If you talk Italian horror you talk first and foremost of Argento and Fulici. I confess that of the twenty odd films and television episodes that Dario Argento has directed, I’ve seen exactly 3 – and two of those are "Masters of Horror" episodes. For a guy who runs a horror site, this would seem inexcusable. And, well, I don’t actually have an excuse.
It just hasn’t come up. Profondo Rosso, Tenebre, Inferno etc. are all on my radar, there just always seems to be a reason to let ’em slide on down. If it weren’t for the "Masters" episodes at the tip of my remote, my exposure would be even less. Fortunately, his episodes have been highlights of the touch-and-go series. Season 1’s Jenifer is a stronger outing than Pelts (which hit DVD last Tuesday), but his sophomore trip is still worth a once over if it crosses your late night television path.
Meat Loaf, yes, that Meat Loaf, plays Jake, an Emperor of Sleaze fur trader obsessed with bedding (read: raping) his favorite stripper. One of his deeply redneck suppliers returns from a supposedly cursed chunk of the woods with traps full of raccoons. Good ‘ole Jeb skins ‘dem coons right proper and the resulting pelts become objects of rapture. Jeb’s skinning apprentice is the first to fall under their spell, bashing in Jeb’s skull before taking a face first plunge into a steel trap.

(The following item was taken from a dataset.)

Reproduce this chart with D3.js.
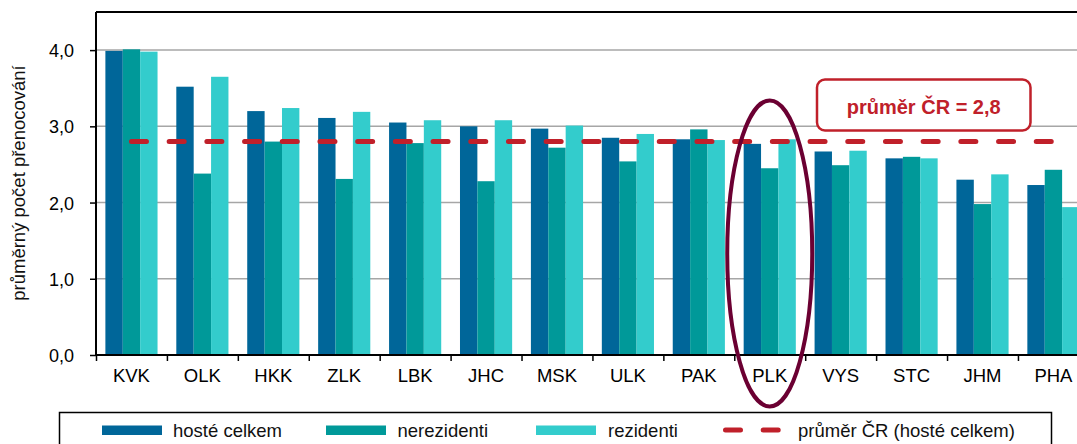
<!DOCTYPE html>
<head>
    <meta charset="utf-8">
    <script src="https://cdn.jsdelivr.net/npm/d3@7"></script>
    <style>
        body { margin: 0; background: #fff; overflow: hidden; }
        svg { display: block; font-family: Arial, "Liberation Sans", sans-serif; }
        .tick text { font-size: 18px; fill: #000; }
        .legend text { font-size: 18.5px; fill: #111; }
    </style>
</head>
<body>
<script>
    // data
    var categories = ["KVK", "OLK", "HKK", "ZLK", "LBK", "JHC", "MSK", "ULK", "PAK", "PLK", "VYS", "STC", "JHM", "PHA"];
    var hosteCelkem = [3.99, 3.52, 3.20, 3.11, 3.05, 3.00, 2.97, 2.85, 2.83, 2.77, 2.67, 2.58, 2.30, 2.23];
    var nerezidenti = [4.01, 2.38, 2.80, 2.31, 2.78, 2.28, 2.72, 2.54, 2.96, 2.45, 2.49, 2.60, 1.98, 2.43];
    var rezidenti   = [3.98, 3.65, 3.24, 3.19, 3.08, 3.08, 3.01, 2.90, 2.82, 2.83, 2.68, 2.58, 2.37, 1.94];
    var seriesNames = ["hosté celkem", "nerezidenti", "rezidenti"];
    var averageCR = 2.8;
    var averageLabel = "průměr ČR (hosté celkem)";
    var yTicks = [0, 1, 2, 3, 4];
    var highlighted = "PLK";

    var colors = ["#006699", "#009999", "#33CCCC"];
    var avgColor = "#C0202A";

    var width = 1077, height = 444;
    var plotLeft = 96, plotTop = 12, plotBottom = 355;
    var step = 70.92;

    var svg = d3.select("body").append("svg")
        .attr("width", width)
        .attr("height", height);

    var x = d3.scaleBand()
        .domain(categories)
        .range([plotLeft, plotLeft + step * categories.length])
        .paddingInner(0)
        .paddingOuter(0);

    var xSub = d3.scaleBand()
        .domain(seriesNames)
        .range([0, x.bandwidth()])
        .paddingOuter(0.54)
        .paddingInner(0);

    var y = d3.scaleLinear()
        .domain([0, 4.5])
        .range([plotBottom, plotTop]);

    // gridlines
    svg.append("g").selectAll("line")
        .data(yTicks.filter(function (d) { return d > 0; }))
        .enter().append("line")
        .attr("x1", plotLeft).attr("x2", width)
        .attr("y1", function (d) { return y(d); })
        .attr("y2", function (d) { return y(d); })
        .attr("stroke", "#a6a6a6")
        .attr("stroke-width", 1.5);

    // bars
    var series = [hosteCelkem, nerezidenti, rezidenti];
    var groups = svg.append("g").selectAll("g")
        .data(seriesNames)
        .enter().append("g")
        .attr("fill", function (d, i) { return colors[i]; });

    groups.selectAll("rect")
        .data(function (name, i) {
            return categories.map(function (c, j) { return { cat: c, name: name, value: series[i][j] }; });
        })
        .enter().append("rect")
        .attr("x", function (d) { return x(d.cat) + xSub(d.name); })
        .attr("width", xSub.bandwidth())
        .attr("y", function (d) { return y(d.value); })
        .attr("height", function (d) { return plotBottom - y(d.value); });

    // top frame line
    svg.append("line")
        .attr("x1", plotLeft).attr("x2", width)
        .attr("y1", plotTop).attr("y2", plotTop)
        .attr("stroke", "#000").attr("stroke-width", 2);

    // y axis
    var yAxis = d3.axisLeft(y)
        .tickValues(yTicks)
        .tickSize(6)
        .tickPadding(16)
        .tickFormat(function (d) { return d3.format(".1f")(d).replace(".", ","); });

    var gy = svg.append("g")
        .attr("transform", "translate(" + plotLeft + ",0)")
        .call(yAxis);
    gy.select(".domain").attr("stroke-width", 2).attr("d", "M0," + plotTop + "V" + plotBottom);
    gy.selectAll(".tick line").attr("stroke-width", 1.5);
    gy.selectAll(".tick text").attr("dy", "0.36em");

    // x axis: labels at band centres, ticks at band edges
    var xAxis = d3.axisBottom(x).tickSize(0).tickPadding(14);
    var gx = svg.append("g")
        .attr("transform", "translate(0," + plotBottom + ")")
        .call(xAxis);
    gx.select(".domain").attr("stroke-width", 2).attr("d", "M" + plotLeft + ",0H" + width);
    gx.selectAll(".tick text").style("font-size", "18.5px");

    var xEdges = d3.scaleLinear().domain([0, categories.length]).range(x.range());
    var gxe = svg.append("g")
        .attr("transform", "translate(0," + plotBottom + ")")
        .call(d3.axisBottom(xEdges).ticks(categories.length).tickSize(6).tickFormat(""));
    gxe.select(".domain").remove();
    gxe.selectAll(".tick line").attr("stroke-width", 1.5);

    // average line
    svg.append("line")
        .attr("x1", x(categories[0]) + x.bandwidth() / 2)
        .attr("x2", x(categories[categories.length - 1]) + x.bandwidth() / 2)
        .attr("y1", y(averageCR)).attr("y2", y(averageCR))
        .attr("stroke", avgColor)
        .attr("stroke-width", 5)
        .attr("stroke-linecap", "round")
        .attr("stroke-dasharray", "15 22.7");

    // y axis title
    svg.append("text")
        .attr("transform", "translate(25,183) rotate(-90)")
        .attr("text-anchor", "middle")
        .style("font-size", "18.5px")
        .attr("fill", "#111")
        .text("průměrný počet přenocování");

    // annotation box
    var note = svg.append("g");
    note.append("rect")
        .attr("x", 817).attr("y", 79.5)
        .attr("width", 213.5).attr("height", 51)
        .attr("rx", 8).attr("ry", 8)
        .attr("fill", "#fff")
        .attr("stroke", avgColor)
        .attr("stroke-width", 2.5);
    note.append("text")
        .attr("x", 923.7).attr("y", 113.5)
        .attr("text-anchor", "middle")
        .attr("fill", avgColor)
        .style("font-size", "20px")
        .style("font-weight", "bold")
        .text("průměr ČR = " + d3.format(".1f")(averageCR).replace(".", ","));

    // highlight ellipse
    svg.append("ellipse")
        .attr("cx", x(highlighted) + x.bandwidth() / 2)
        .attr("cy", 253.5)
        .attr("rx", 42.5)
        .attr("ry", 153)
        .attr("fill", "none")
        .attr("stroke", "#6B0032")
        .attr("stroke-width", 4);

    // legend
    var legend = svg.append("g").attr("class", "legend");
    legend.append("rect")
        .attr("x", 59.5).attr("y", 412.5)
        .attr("width", 992).attr("height", 50)
        .attr("fill", "#fff")
        .attr("stroke", "#000")
        .attr("stroke-width", 1.5);

    var swatchX = [102, 326, 536];
    var textX = [173, 397.5, 608];
    seriesNames.forEach(function (name, i) {
        legend.append("rect")
            .attr("x", swatchX[i]).attr("y", 425.5)
            .attr("width", 60).attr("height", 9.5)
            .attr("fill", colors[i]);
        legend.append("text")
            .attr("x", textX[i]).attr("y", 436.5)
            .text(name);
    });
    legend.append("line")
        .attr("x1", 725.5).attr("x2", 780)
        .attr("y1", 430).attr("y2", 430)
        .attr("stroke", avgColor)
        .attr("stroke-width", 5)
        .attr("stroke-linecap", "round")
        .attr("stroke-dasharray", "15 22.7");
    legend.append("text")
        .attr("x", 798).attr("y", 436.5)
        .text(averageLabel);
</script>
</body>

Jake finds the wondrous pelts and brings them back to his shop with the intention of making a coat for his stripper to model in an upcoming show, as an oh-so-devious ruse to make her open up to him. The pelts themselves capture each worker one by one, causing them to try their hand at all kinds of body art.
The story may sound familiar because it is familiar. The pelts are simply a substitution for any number of things in object-obsessed stories. The characters, especially Meat Loaf, are all disgusting. Too much camera time is spent on skirting the viewer with lap dances.
Yet all these things mesh together under Argento’s goal of sheer viewer revulsion. Watching Meat Loaf paw at, lust after and attempt to rape a stripper is flat gross. It is a deadpan, convincing performance and the singer deserves credit for it, but it certainly isn’t pleasant to watch a woman shove her bare ass in his sweaty face. The whole thing has an air of seediness that can’t be shaken.
The gore is all self-inflicted and goes straight for a squirm factor over a quality set-up/pay off. The effects themselves, except for the intentionally far out climax, are all believable, but the content is little more than surface shock.
The discomfort here shouldn’t be over sold, however. Watching it all come together won’t make you vomit – it never really does anything too bold or original – but it won’t put you to sleep either. One’s own overall enjoyment will boil down to how much you enjoy the sleazier side of the genre. There would have been a time, probably when I was in high school, when I thought possession-inducing pelts and strippers was a riot, but these days it doesn’t impress me much.
The saving grace is that the story, when mixed with its director’s style, reaches such levels of absurdity that you can’t help but crack a smile at some point – even if that point comes after the credits roll. Once things slip far from reality, it is too jovial not to at least chuckle at.
I may not have seen much Argento, but I’ve seen enough to know he can do far better than this. It is television for a select crowd. Even if you aren’t a fan of the things hinted at above, if you’re bored at 1am and Showtime is just a button press away, you could do worse. But, if you’re actively looking for something to get your heart pumping, Pelts isn’t it.